Total and Permanent Disability Claims

The prospect of being unable to work or seek gainful employment because of a serious accident or illness is a daunting one for most of us. Many people in the community don’t realise that their employment super funds will probably include disability benefits. These benefits include total and permanent disability (TPD) lump sum payments and total and temporary disability (also known as income protection) payments.

TPD insurance provides a lump sum payout if you become totally and permanently disabled. This amount is designed to provide you with financial support if you can no longer work due to injury or illness and can be accessed to provide you and your dependents with money to live on.

Unlike other types of insurances, you don’t need to prove that the injury or illness was caused by someone else or is that it is work related.
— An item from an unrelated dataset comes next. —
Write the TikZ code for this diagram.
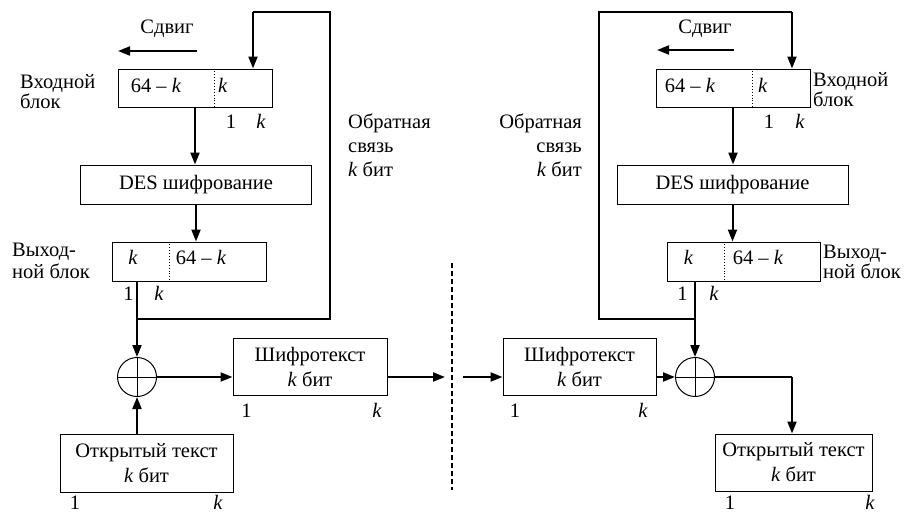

You’re normally eligible for a TPD lump sum payment if you can show that you’re not able to do your normal job or any other work relating to your training and experience. This doesn’t mean you’re unfit for all types of work – just the work that fits your skills, qualifications and experience. For example, if you suffered a neck injury that stops you from working in your normal job as an underground miner, you may still be eligible to make a TPD claim even if your doctor says you’re still fit for other light work such as an assistant in a hardware store.

A TPD payment will also be available in the event of terminal illness.

The fact that an injured person has received Worker’s Compensation benefits doesn’t generally impact on the ability to make a TPD claim but it really depends on the terms of the particular policy.

The “waiting period” for a TPD claim is the amount of time you need to prove that you have been absent from work as a result of your disability. In most cases, you need to prove that you have been absent from work for up to 6 months in a row as a result of your disability.

The amount of your lump sum payout will depend on how much cover you have and it is worthwhile reviewing your superannuation papers to check on the level of the available coverage.